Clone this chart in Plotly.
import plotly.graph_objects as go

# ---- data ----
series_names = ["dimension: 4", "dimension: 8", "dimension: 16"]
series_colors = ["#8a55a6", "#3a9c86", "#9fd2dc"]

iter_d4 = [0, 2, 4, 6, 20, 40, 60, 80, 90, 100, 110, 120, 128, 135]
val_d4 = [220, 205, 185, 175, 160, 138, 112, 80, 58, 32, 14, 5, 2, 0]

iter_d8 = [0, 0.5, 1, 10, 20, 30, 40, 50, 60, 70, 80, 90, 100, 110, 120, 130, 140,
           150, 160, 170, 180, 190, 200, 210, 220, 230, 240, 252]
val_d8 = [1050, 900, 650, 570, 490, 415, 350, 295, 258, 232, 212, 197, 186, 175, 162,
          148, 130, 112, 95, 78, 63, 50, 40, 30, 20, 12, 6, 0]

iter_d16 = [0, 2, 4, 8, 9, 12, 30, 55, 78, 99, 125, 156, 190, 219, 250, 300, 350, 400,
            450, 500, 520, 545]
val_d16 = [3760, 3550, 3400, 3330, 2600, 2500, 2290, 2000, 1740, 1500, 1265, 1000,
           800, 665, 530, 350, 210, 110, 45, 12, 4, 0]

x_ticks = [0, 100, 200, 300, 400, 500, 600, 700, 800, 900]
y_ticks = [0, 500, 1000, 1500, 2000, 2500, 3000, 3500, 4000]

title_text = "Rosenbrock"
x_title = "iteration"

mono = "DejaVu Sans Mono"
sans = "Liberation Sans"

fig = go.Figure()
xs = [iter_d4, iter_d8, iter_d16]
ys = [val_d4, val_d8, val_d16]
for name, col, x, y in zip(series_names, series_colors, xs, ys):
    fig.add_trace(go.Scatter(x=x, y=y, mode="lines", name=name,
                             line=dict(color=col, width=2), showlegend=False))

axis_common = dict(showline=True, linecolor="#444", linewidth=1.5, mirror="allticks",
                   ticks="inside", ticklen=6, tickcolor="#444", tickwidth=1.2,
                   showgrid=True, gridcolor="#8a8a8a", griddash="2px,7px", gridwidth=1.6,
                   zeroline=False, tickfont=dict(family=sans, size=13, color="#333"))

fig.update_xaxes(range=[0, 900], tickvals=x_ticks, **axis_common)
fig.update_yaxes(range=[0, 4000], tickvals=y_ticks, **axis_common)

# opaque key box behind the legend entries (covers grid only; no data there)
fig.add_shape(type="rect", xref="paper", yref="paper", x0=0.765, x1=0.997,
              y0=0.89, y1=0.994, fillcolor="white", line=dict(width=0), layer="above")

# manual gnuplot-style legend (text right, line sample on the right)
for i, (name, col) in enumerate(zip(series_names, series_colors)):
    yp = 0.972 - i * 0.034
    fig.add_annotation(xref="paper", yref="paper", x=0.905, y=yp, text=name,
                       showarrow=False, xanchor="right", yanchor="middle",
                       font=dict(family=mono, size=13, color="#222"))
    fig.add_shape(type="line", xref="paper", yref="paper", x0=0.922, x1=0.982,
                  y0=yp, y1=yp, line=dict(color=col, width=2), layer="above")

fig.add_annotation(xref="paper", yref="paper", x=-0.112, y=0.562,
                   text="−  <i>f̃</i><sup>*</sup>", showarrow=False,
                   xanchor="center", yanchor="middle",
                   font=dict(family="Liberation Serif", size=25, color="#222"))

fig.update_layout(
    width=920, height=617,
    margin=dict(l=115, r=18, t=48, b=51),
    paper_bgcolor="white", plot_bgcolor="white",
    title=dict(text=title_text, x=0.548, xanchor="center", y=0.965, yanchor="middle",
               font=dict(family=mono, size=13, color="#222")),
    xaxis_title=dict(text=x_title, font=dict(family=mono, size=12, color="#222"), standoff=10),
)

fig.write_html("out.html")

▶ TO BE DONE: Return exactly the lines that run from the top of the listing above to the line containing "4000], tickvals=y_ticks, **axis_common)", please, keeping both end lines and leaving out everything else.

▶ EXERCISE SOLUTION:
Clone this chart in Plotly.
import plotly.graph_objects as go

# ---- data ----
series_names = ["dimension: 4", "dimension: 8", "dimension: 16"]
series_colors = ["#8a55a6", "#3a9c86", "#9fd2dc"]

iter_d4 = [0, 2, 4, 6, 20, 40, 60, 80, 90, 100, 110, 120, 128, 135]
val_d4 = [220, 205, 185, 175, 160, 138, 112, 80, 58, 32, 14, 5, 2, 0]

iter_d8 = [0, 0.5, 1, 10, 20, 30, 40, 50, 60, 70, 80, 90, 100, 110, 120, 130, 140,
           150, 160, 170, 180, 190, 200, 210, 220, 230, 240, 252]
val_d8 = [1050, 900, 650, 570, 490, 415, 350, 295, 258, 232, 212, 197, 186, 175, 162,
          148, 130, 112, 95, 78, 63, 50, 40, 30, 20, 12, 6, 0]

iter_d16 = [0, 2, 4, 8, 9, 12, 30, 55, 78, 99, 125, 156, 190, 219, 250, 300, 350, 400,
            450, 500, 520, 545]
val_d16 = [3760, 3550, 3400, 3330, 2600, 2500, 2290, 2000, 1740, 1500, 1265, 1000,
           800, 665, 530, 350, 210, 110, 45, 12, 4, 0]

x_ticks = [0, 100, 200, 300, 400, 500, 600, 700, 800, 900]
y_ticks = [0, 500, 1000, 1500, 2000, 2500, 3000, 3500, 4000]

title_text = "Rosenbrock"
x_title = "iteration"

mono = "DejaVu Sans Mono"
sans = "Liberation Sans"

fig = go.Figure()
xs = [iter_d4, iter_d8, iter_d16]
ys = [val_d4, val_d8, val_d16]
for name, col, x, y in zip(series_names, series_colors, xs, ys):
    fig.add_trace(go.Scatter(x=x, y=y, mode="lines", name=name,
                             line=dict(color=col, width=2), showlegend=False))

axis_common = dict(showline=True, linecolor="#444", linewidth=1.5, mirror="allticks",
                   ticks="inside", ticklen=6, tickcolor="#444", tickwidth=1.2,
                   showgrid=True, gridcolor="#8a8a8a", griddash="2px,7px", gridwidth=1.6,
                   zeroline=False, tickfont=dict(family=sans, size=13, color="#333"))

fig.update_xaxes(range=[0, 900], tickvals=x_ticks, **axis_common)
fig.update_yaxes(range=[0, 4000], tickvals=y_ticks, **axis_common)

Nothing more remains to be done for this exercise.